───── Data supplied ─────

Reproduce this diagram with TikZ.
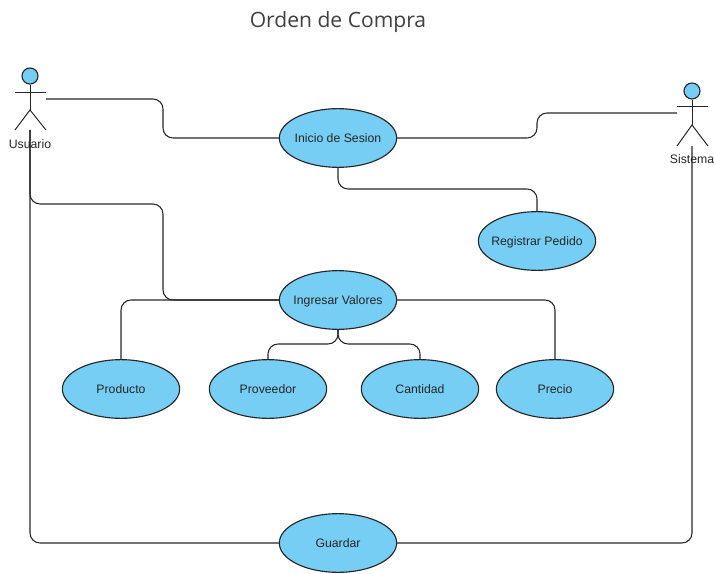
\documentclass[tikz,border=0pt]{standalone}
\usepackage{fontspec}
\setmainfont{Liberation Sans}
\newfontfamily\titlefont{Open Sans}
\usetikzlibrary{shapes.geometric}
\definecolor{casefill}{HTML}{76CEF5}
\definecolor{inkline}{HTML}{262626}
\tikzset{
    casenode/.style={draw=inkline,fill=casefill,ellipse,line width=0.85pt,minimum width=88pt,minimum height=44pt,inner xsep=-14pt,inner ysep=0pt,font=\fontsize{9.2}{11}\selectfont,text=black!85,text height=8.1pt,text depth=1.9pt},
    headnode/.style={draw=inkline,fill=casefill,circle,line width=0.85pt,minimum size=12pt,inner sep=0pt},
    actorname/.style={font=\fontsize{9.2}{11}\selectfont,text=black!85,inner sep=0pt},
    limb/.style={draw=inkline,line width=0.75pt},
    conn/.style={draw=inkline,line width=0.8pt,rounded corners=7.5pt},
}

\begin{document}
\begin{tikzpicture}[x=0.75pt,y=-0.75pt]
\useasboundingbox (0,0) rectangle (714,574);
\node[font=\fontsize{15.8}{18}\selectfont\titlefont,text=black!75,inner sep=0pt] (titulo) at (338,22) {Orden de Compra};
% casos de uso
\node[casenode] (inicio) at (338,138) {Inicio de Sesion};
\node[casenode] (registrar) at (537,241) {Registrar Pedido};
\node[casenode] (ingresar) at (338,300) {Ingresar Valores};
\node[casenode] (producto) at (121,389) {Producto};
\node[casenode] (proveedor) at (268,389) {Proveedor};
\node[casenode] (cantidad) at (420,389) {Cantidad};
\node[casenode] (precio) at (555,389) {Precio};
\node[casenode] (guardar) at (338,543) {Guardar};
% actor Usuario
\node[headnode] (usuario) at (30,76) {};
\coordinate (usuarioCadera) at (30,110);
\coordinate (usuarioPieL) at (15,130);
\coordinate (usuarioPieR) at (46,130);
\coordinate (usuarioBrazoL) at (15,93);
\coordinate (usuarioBrazoR) at (46,93);
\coordinate (usuarioSale) at (46,99);
\coordinate (usuarioBase) at (30,130);
\draw[limb] (usuario) -- (usuarioCadera);
\draw[limb] (usuarioBrazoL) -- (usuarioBrazoR);
\draw[limb] (usuarioPieL) -- (usuarioCadera) -- (usuarioPieR);
\node[actorname] (usuarioname) at (30,144) {Usuario};
% actor Sistema
\node[headnode] (sistema) at (692,91) {};
\coordinate (sistemaCadera) at (692,125);
\coordinate (sistemaPieL) at (677,146);
\coordinate (sistemaPieR) at (708,146);
\coordinate (sistemaBrazoL) at (677,107);
\coordinate (sistemaBrazoR) at (708,107);
\coordinate (sistemaSale) at (677,113);
\coordinate (sistemaBase) at (692,146);
\draw[limb] (sistema) -- (sistemaCadera);
\draw[limb] (sistemaBrazoL) -- (sistemaBrazoR);
\draw[limb] (sistemaPieL) -- (sistemaCadera) -- (sistemaPieR);
\node[actorname] (sistemaname) at (692,159) {Sistema};
% codos
\coordinate (codoInicio) at (163,99);
\coordinate (codoSistema) at (537,113);
\coordinate (codoRegistrar) at (437,189);
\coordinate (codoValores) at (163,204);
\coordinate (codoProveedor) at (303,344);
\coordinate (codoCantidad) at (379,344);
% conectores
\draw[conn] (usuarioSale) -- (codoInicio) |- (inicio.west);
\draw[conn] (inicio.east) -| (codoSistema) -- (sistemaSale);
\draw[conn] (inicio.south) |- (codoRegistrar) -| (registrar.north);
\draw[conn] (usuarioBase) |- (codoValores) |- (ingresar.west);
\draw[conn] (ingresar.west) -| (producto.north);
\draw[conn] (ingresar.east) -| (precio.north);
\draw[conn] (ingresar.south) |- (codoProveedor) -| (proveedor.north);
\draw[conn] (ingresar.south) |- (codoCantidad) -| (cantidad.north);
\draw[conn] (usuarioBase) |- (guardar.west);
\draw[conn] (sistemaBase) |- (guardar.east);
\end{tikzpicture}
\end{document}
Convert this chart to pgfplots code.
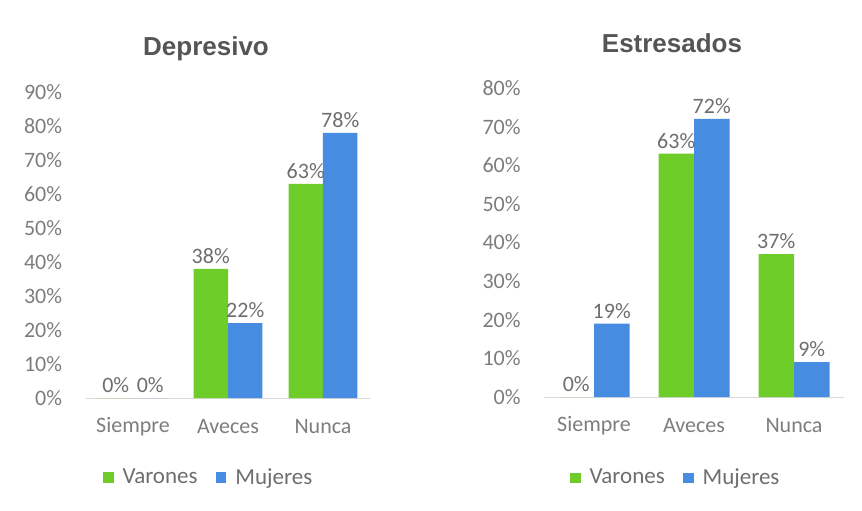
\documentclass[border=0pt]{standalone}
\usepackage{pgfplots}
\pgfplotsset{compat=1.18}
\usepackage{fontspec}
\setmainfont{Carlito}
\newfontfamily\titlefont{Liberation Sans}
\definecolor{cgreen}{RGB}{110,205,40}
\definecolor{cblue}{RGB}{70,140,225}
\definecolor{tgray}{RGB}{110,110,110}
\definecolor{lgray}{RGB}{125,125,125}
\definecolor{ttgray}{RGB}{85,85,85}
\pgfplotsset{
  mybar/.style={
    ybar=0pt, scale only axis, anchor=south west,
    xmin=-0.5, xmax=2.5, ymin=0,
    xtick={0,1,2}, xticklabels={Siempre,Aveces,Nunca},
    axis x line*=bottom, axis y line*=left,
    y axis line style={draw=none},
    x axis line style={draw=gray!30},
    major tick length=0pt,
    /pgf/number format/assume math mode=true,
    tick label style={font=\fontsize{11}{13}\selectfont, text=lgray},
    yticklabel={\pgfmathprintnumber{\tick}\%},
    yticklabel style={anchor=east, inner sep=0pt, xshift=-11.5pt},
    xticklabel style={anchor=center, inner sep=0pt, yshift=-14.5pt},
    nodes near coords={\pgfmathprintnumber{\pgfplotspointmeta}\%},
    every node near coord/.append style={font=\fontsize{11}{13}\selectfont, text=tgray, inner sep=2.5pt},
    legend image code/.code={\fill[##1] (0pt,-2.7pt) rectangle (5.4pt,2.7pt);},
    legend style={draw=none, fill=none, legend columns=2, anchor=west,
      font=\fontsize{11.5}{13}\selectfont, text=tgray,
      /tikz/every even column/.append style={column sep=7pt},
      /tikz/every odd column/.append style={column sep=2.5pt},
      nodes={inner sep=2pt}},
  }
}
\begin{document}
\begin{tikzpicture}
\path (0,0) rectangle (431pt,255pt);
\begin{axis}[mybar, at={(42.75pt,56pt)}, width=142.5pt, height=153pt,
  ymax=90, ytick={0,10,...,90}, bar width=0.363,
  legend style={at={(0.038,-0.261)}}]
\addplot[draw=none, fill=cgreen] coordinates {(0,0) (1,38) (2,63)};
\addplot[draw=none, fill=cblue] coordinates {(0,0) (1,22) (2,78)};
\legend{Varones,Mujeres}
\end{axis}
\begin{axis}[mybar, at={(272pt,56.5pt)}, width=150pt, height=154.5pt,
  ymax=80, ytick={0,10,...,80}, bar width=0.355,
  legend style={at={(0.065,-0.262)}}]
\addplot[draw=none, fill=cgreen] coordinates {(0,0) (1,63) (2,37)};
\addplot[draw=none, fill=cblue] coordinates {(0,19) (1,72) (2,9)};
\legend{Varones,Mujeres}
\end{axis}
\node[anchor=base, font=\titlefont\bfseries\fontsize{13}{15}\selectfont, text=ttgray] at (103pt,227pt) {Depresivo};
\node[anchor=base, font=\titlefont\bfseries\fontsize{13}{15}\selectfont, text=ttgray] at (336pt,228.5pt) {Estresados};
\pgfresetboundingbox
\path (0,0) rectangle (431pt,255pt);
\end{tikzpicture}
\end{document}
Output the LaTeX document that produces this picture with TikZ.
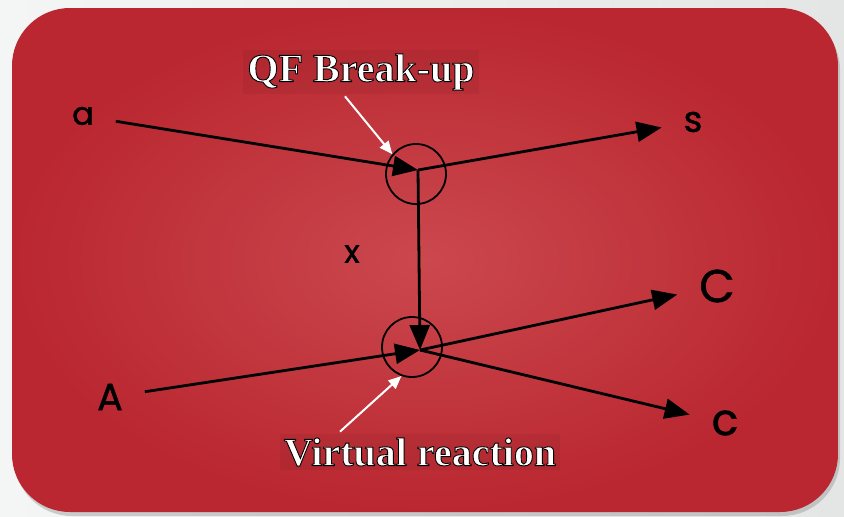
\documentclass[tikz,border=0pt]{standalone}
\usepackage{fontspec}
\setmainfont{Liberation Serif}
\newfontfamily\handfont{Poppins}[FakeBold=1.2]
\usetikzlibrary{arrows.meta, positioning, shadows}

\definecolor{slidegray}{HTML}{E4E6E6}
\definecolor{boxred}{HTML}{BA2730}
\definecolor{boxredlight}{HTML}{CB484E}

% white letters with a black outline
\newcommand{\outlined}[1]{\textcolor{white}{\special{pdf:literal direct 0 G 0.9 w 2 Tr}#1\special{pdf:literal direct 0 Tr}}}

\begin{document}
\begin{tikzpicture} [
    x=1pt, y=-1pt,
    letter/.style={inner sep=2pt, outer sep=20pt, font=\handfont\fontsize{38}{40}\selectfont},
    ring/.style={circle, draw, line width=1.8pt, minimum size=60pt, inner sep=0pt},
    label/.style={inner sep=4pt, font=\bfseries\fontsize{40}{44}\selectfont, fill=black, fill opacity=0.05, text opacity=1},
    line/.style={draw, line width=2.8pt, -{Triangle[length=25pt, width=20pt]}},
    pointer/.style={draw=white, line width=2pt, -{Triangle[length=13pt, width=11pt]}}
]
    % Background
    \useasboundingbox (0,0) rectangle (844,517);
    \shade[left color=white!60!slidegray, right color=slidegray] (0,0) rectangle (844,517);
    \shade[inner color=boxredlight, outer color=boxred, rounded corners=58pt,
        drop shadow={shadow xshift=2pt, shadow yshift=-4pt, opacity=0.35}]
        (12,8) rectangle (838,512);

    % Vertices
    \coordinate (v1) at (418,170);
    \coordinate (v2) at (420,350);
    \node[ring] (ring1) at (416,174) {};
    \node[ring] (ring2) at (412,347) {};

    % Nodes
    \node[letter, font=\handfont\fontsize{32}{34}\selectfont] (la) at (83,116) {a};
    \node[letter, font=\handfont\fontsize{36}{38}\selectfont] (ls) at (693,122) {s};
    \node[letter] (lA) at (110,397) {A};
    \node[letter, font=\handfont\fontsize{46}{48}\selectfont] (lC) at (717,286) {C};
    \node[letter, font=\handfont\fontsize{44}{46}\selectfont] (lc) at (725,423) {c};
    \node[letter, font=\handfont\fontsize{32}{34}\selectfont] (lx) at (352,254) {x};

    \node[label] (qf) at (361,72) {\outlined{QF Break-up}};
    \node[label] (vr) at (420,452) {\outlined{Virtual reaction}};

    % Arrows
    \path [line] (la) -- (v1);
    \path [line] (v1) -- (ls);
    \path [line] (v1) -- (v2);
    \path [line] (lA) -- (v2);
    \path [line] (v2) -- (lC);
    \path [line] (v2) -- (lc);

    \path [pointer] ([xshift=-16pt, yshift=-2pt]qf.south) -- (ring1.140);
    \path [pointer] ([xshift=-80pt, yshift=2pt]vr.north) -- (ring2.250);

\end{tikzpicture}
\end{document}
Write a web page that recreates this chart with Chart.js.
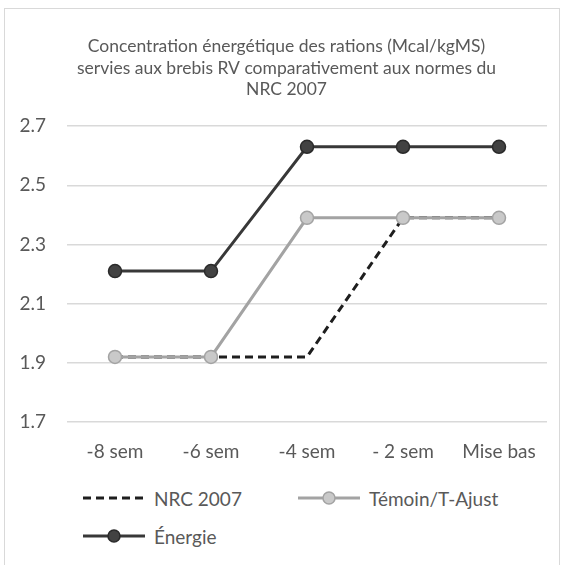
<!DOCTYPE html>
<html>
<head>
<meta charset="utf-8">
<script src="https://cdn.jsdelivr.net/npm/chart.js@4"></script>
<style>
  body { margin: 0; background: #fff; font-family: Lato, sans-serif; }
  #frame { position: absolute; left: 4px; top: 8px; width: 556px; height: 560px; border: 1px solid #d9d9d9; box-sizing: border-box; }
  #wrap { position: absolute; left: 0; top: 0; width: 562px; height: 470px; }
  #legend { position: absolute; left: 83px; top: 486px; display: grid; grid-template-columns: 215px 215px; row-gap: 14px; color: #595959; font-size: 19px; }
  .item { display: flex; align-items: center; height: 24px; }
  .item svg { margin-right: 9px; }
</style>
</head>
<body>
<div id="frame"></div>
<div id="wrap"><canvas id="c"></canvas></div>
<div id="legend"></div>
<script>
// donnees du graphique
const semaines = ['-8 sem', '-6 sem', '-4 sem', '- 2 sem', 'Mise bas']
const nrc2007 = [1.92, 1.92, 1.92, 2.39, 2.39]
const temoin = [1.92, 1.92, 2.39, 2.39, 2.39]
const energie = [2.21, 2.21, 2.63, 2.63, 2.63]
const yTicks = [1.7, 1.9, 2.1, 2.3, 2.5, 2.7]

const gris = '#595959'

// le titre d'Excel est centre un peu plus a droite
const decaleTitre = {
    id: 'decaleTitre',
    afterLayout: chart => { chart.titleBlock.left += 26 }
}

const ctx = document.getElementById('c').getContext('2d')
const chart = new Chart(ctx, {
    type: 'line',
    data: {
        labels: semaines,
        datasets: [
            {
                label: 'NRC 2007',
                data: nrc2007,
                borderColor: '#1e1e1e',
                borderWidth: 3,
                borderDash: [8, 5],
                pointRadius: 0,
                order: 1
            },
            {
                label: 'Témoin/T-Ajust',
                data: temoin,
                borderColor: '#a3a3a3',
                borderWidth: 3,
                pointRadius: 6.5,
                pointBackgroundColor: '#c9c9c9',
                pointBorderColor: '#a3a3a3',
                pointBorderWidth: 1.5,
                order: 0
            },
            {
                label: 'Énergie',
                data: energie,
                borderColor: '#383838',
                borderWidth: 3,
                pointRadius: 6.5,
                pointBackgroundColor: '#424242',
                pointBorderColor: '#2a2a2a',
                pointBorderWidth: 1.5,
                order: 0
            }
        ]
    },
    options: {
        responsive: true,
        maintainAspectRatio: false,
        animation: false,
        layout: { padding: { left: 0, right: 15, top: 0, bottom: 0 } },
        plugins: {
            legend: { display: false },
            tooltip: { enabled: false },
            title: {
                display: true,
                text: ['Concentration énergétique des rations (Mcal/kgMS)',
                       'servies aux brebis RV comparativement aux normes du',
                       'NRC 2007'],
                color: gris,
                font: { family: 'Lato', size: 17.5, weight: 'normal', lineHeight: 1.23 },
                padding: { top: 36, bottom: 25.5 }
            }
        },
        scales: {
            x: {
                offset: true,
                grid: { display: false, drawTicks: false },
                border: { display: false },
                ticks: { color: gris, font: { family: 'Lato', size: 19 }, padding: 18, maxRotation: 0 },
                afterFit: s => { s.height = 48 }
            },
            y: {
                min: 1.7,
                max: 2.7,
                grid: { color: '#d9d9d9', lineWidth: 1.5, drawTicks: false },
                border: { display: false },
                afterBuildTicks: s => { s.ticks = yTicks.map(v => ({ value: v })) },
                ticks: { color: gris, font: { family: 'Lato', size: 19 }, padding: 21, callback: v => v.toFixed(1) },
                afterFit: s => { s.width = 67 }
            }
        }
    },
    plugins: [decaleTitre]
})

// legende faite a la main (comme Excel)
const legend = document.getElementById('legend')
chart.data.datasets.forEach(ds => {
    let circle = ds.pointRadius ? `<circle cx="31" cy="8" r="6" fill="${ds.pointBackgroundColor}" stroke="${ds.pointBorderColor}" stroke-width="1.5"/>` : ''
    let dash = ds.borderDash ? `stroke-dasharray="8 5"` : ''
    legend.innerHTML += `<div class="item"><svg width="62" height="16"><line x1="0" y1="8" x2="62" y2="8" stroke="${ds.borderColor}" stroke-width="3" ${dash}/>${circle}</svg>${ds.label}</div>`
})
</script>
</body>
</html>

─────

• _Work instructions_
Return exactly the lines from the one with "Output the LaTeX" to the one with "(vr) at (420,452)", both ends kept, and only those. Images are left out.

• _Result for this exercise_
Output the LaTeX document that produces this picture with TikZ.
\documentclass[tikz,border=0pt]{standalone}
\usepackage{fontspec}
\setmainfont{Liberation Serif}
\newfontfamily\handfont{Poppins}[FakeBold=1.2]
\usetikzlibrary{arrows.meta, positioning, shadows}

\definecolor{slidegray}{HTML}{E4E6E6}
\definecolor{boxred}{HTML}{BA2730}
\definecolor{boxredlight}{HTML}{CB484E}

% white letters with a black outline
\newcommand{\outlined}[1]{\textcolor{white}{\special{pdf:literal direct 0 G 0.9 w 2 Tr}#1\special{pdf:literal direct 0 Tr}}}

\begin{document}
\begin{tikzpicture} [
    x=1pt, y=-1pt,
    letter/.style={inner sep=2pt, outer sep=20pt, font=\handfont\fontsize{38}{40}\selectfont},
    ring/.style={circle, draw, line width=1.8pt, minimum size=60pt, inner sep=0pt},
    label/.style={inner sep=4pt, font=\bfseries\fontsize{40}{44}\selectfont, fill=black, fill opacity=0.05, text opacity=1},
    line/.style={draw, line width=2.8pt, -{Triangle[length=25pt, width=20pt]}},
    pointer/.style={draw=white, line width=2pt, -{Triangle[length=13pt, width=11pt]}}
]
    % Background
    \useasboundingbox (0,0) rectangle (844,517);
    \shade[left color=white!60!slidegray, right color=slidegray] (0,0) rectangle (844,517);
    \shade[inner color=boxredlight, outer color=boxred, rounded corners=58pt,
        drop shadow={shadow xshift=2pt, shadow yshift=-4pt, opacity=0.35}]
        (12,8) rectangle (838,512);

    % Vertices
    \coordinate (v1) at (418,170);
    \coordinate (v2) at (420,350);
    \node[ring] (ring1) at (416,174) {};
    \node[ring] (ring2) at (412,347) {};

    % Nodes
    \node[letter, font=\handfont\fontsize{32}{34}\selectfont] (la) at (83,116) {a};
    \node[letter, font=\handfont\fontsize{36}{38}\selectfont] (ls) at (693,122) {s};
    \node[letter] (lA) at (110,397) {A};
    \node[letter, font=\handfont\fontsize{46}{48}\selectfont] (lC) at (717,286) {C};
    \node[letter, font=\handfont\fontsize{44}{46}\selectfont] (lc) at (725,423) {c};
    \node[letter, font=\handfont\fontsize{32}{34}\selectfont] (lx) at (352,254) {x};

    \node[label] (qf) at (361,72) {\outlined{QF Break-up}};
    \node[label] (vr) at (420,452) {\outlined{Virtual reaction}};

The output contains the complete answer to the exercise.